When the trio was growing up, dinner in the wealthy Kennedy home was a distinctly highbrow affair. Ted is quoted in the book as saying: “We learned early that the way to be an active part of dinner conversations was to have read a book, to have learned something new in school, or, as we got older, to have travelled to new places.”
Haas continues: “They each travelled widely. They each served as foreign correspondents for news outlets and wrote dispatches back home and positioned themselves as global thinkers. They each wrote with an enormous sophistication about history and people and culture and ideology and, when they attained power, they each exerted enormous influence over the course of America’s role.”
‘Enormous influence’
Jack and Bobby were assassinated in 1963 and 1968 respectively. Ted went on to a long career in the Senate and was best known for domestic achievements in civil rights, worker rights, education and healthcare. But Haas believes his sway over international relations has been underestimated.

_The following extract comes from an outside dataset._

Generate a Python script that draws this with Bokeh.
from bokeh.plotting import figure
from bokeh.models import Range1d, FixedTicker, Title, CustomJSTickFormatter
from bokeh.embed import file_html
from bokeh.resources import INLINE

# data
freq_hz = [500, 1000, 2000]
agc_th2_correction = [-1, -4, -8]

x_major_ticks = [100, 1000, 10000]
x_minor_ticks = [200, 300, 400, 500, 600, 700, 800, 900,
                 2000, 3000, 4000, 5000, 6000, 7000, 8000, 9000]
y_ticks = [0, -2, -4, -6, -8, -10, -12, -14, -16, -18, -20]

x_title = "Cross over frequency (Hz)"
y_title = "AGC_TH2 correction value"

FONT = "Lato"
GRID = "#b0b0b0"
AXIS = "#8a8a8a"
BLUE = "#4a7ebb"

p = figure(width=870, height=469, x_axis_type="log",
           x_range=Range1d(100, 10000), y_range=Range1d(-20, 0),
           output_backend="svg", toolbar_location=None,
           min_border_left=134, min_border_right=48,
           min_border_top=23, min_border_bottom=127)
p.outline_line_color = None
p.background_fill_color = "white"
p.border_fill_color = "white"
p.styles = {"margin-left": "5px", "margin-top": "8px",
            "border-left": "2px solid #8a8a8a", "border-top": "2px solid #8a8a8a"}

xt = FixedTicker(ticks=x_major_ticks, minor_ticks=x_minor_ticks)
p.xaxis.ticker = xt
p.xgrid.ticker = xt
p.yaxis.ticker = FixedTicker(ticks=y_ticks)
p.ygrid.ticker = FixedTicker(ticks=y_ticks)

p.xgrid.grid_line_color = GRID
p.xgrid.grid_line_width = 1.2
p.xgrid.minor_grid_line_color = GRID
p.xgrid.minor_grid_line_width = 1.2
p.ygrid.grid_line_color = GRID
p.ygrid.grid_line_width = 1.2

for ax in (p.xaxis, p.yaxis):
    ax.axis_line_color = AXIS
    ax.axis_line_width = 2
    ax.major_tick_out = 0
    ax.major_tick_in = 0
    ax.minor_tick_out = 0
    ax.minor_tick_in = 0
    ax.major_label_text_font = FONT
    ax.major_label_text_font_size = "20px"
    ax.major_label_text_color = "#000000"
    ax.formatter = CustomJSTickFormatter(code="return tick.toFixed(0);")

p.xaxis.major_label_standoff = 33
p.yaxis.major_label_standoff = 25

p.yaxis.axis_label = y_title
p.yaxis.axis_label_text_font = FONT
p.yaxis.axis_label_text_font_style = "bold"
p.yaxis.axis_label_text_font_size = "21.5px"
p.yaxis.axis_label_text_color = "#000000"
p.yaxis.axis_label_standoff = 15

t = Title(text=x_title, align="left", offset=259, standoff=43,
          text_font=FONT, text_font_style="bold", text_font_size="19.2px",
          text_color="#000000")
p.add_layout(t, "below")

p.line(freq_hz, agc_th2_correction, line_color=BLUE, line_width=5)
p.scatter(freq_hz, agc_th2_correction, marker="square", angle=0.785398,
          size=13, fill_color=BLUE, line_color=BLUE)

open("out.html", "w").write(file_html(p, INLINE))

“Ted, in the aftermath of Bobby’s death, exerted enormous influence on virtually every major foreign challenge that the United States faced,” he says. “As a member of the Senate his achievements are really quite breathtaking. He set the stage from his writings and his speeches for a new US outreach to communist China, which Nixon and [Jimmy] Carter later pursued.
“He built the opposition to Reagan’s proxy wars with the Soviets and Latin America. He spearheaded Congress’s override of Reagan’s veto of sanctions against South Africa over apartheid, which was the first congressional override of a president on foreign policy in 11 years. He played a major role in bringing peace to Northern Ireland and he led the opposition to the US invasions of Iraq and, while he didn’t look like much of a visionary after the 1991 war, he looked like very much of a visionary after the 2003 war.”
Ted was elected at 30 to a seat formerly held by Jack and spent the next 47 years in the Senate. Biden was elected at 29 and spent 36 years in the chamber, regarding Ted as a mentor. When news of Ted’s death broke, Biden, then vice-president, said: “He restored my sense of idealism and my faith in the possibilities of what this country could do … To paraphrase Shakespeare: I don’t think we shall ever see his like again.”